All of the topics I researched were interlinked because as I worked on one story, I developed leads and sources that led in different directions.  One topic that particularly intersted me was the Moon Organization.  As I continued my writng and reseach, I kept stumbling across the odd fact or story that would have been a side-track or diversion from the task at hand, but cast light on Moon and his peculiar relationship to American politics.

The recent blow-up at the Washington Times interested me enough to register for an account at TPM so I could participate in comments and discussion.  My third comment was so wordy or had too many links in it.
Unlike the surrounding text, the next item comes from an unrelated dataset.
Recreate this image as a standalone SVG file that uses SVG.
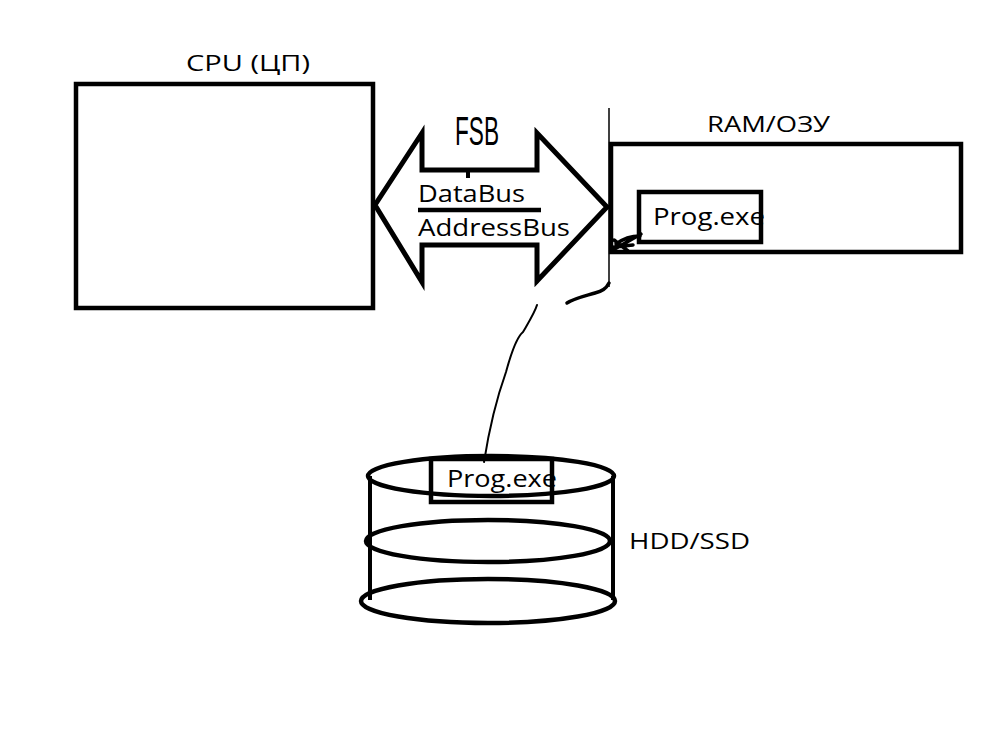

It triggered some sort of a filter that generated a message telling me that the comment would be held for review before posting.  A little further digging led me to the MyTPM blogs and hence this post.

I'll be putting up occasional posts in which I try to share my synthesis of what I've learned so that it can assist the staff and readers at TPM.  Relatively little of this is original research and I'll be putting up links, citations and references for fact-checking, source analysis and further research by others.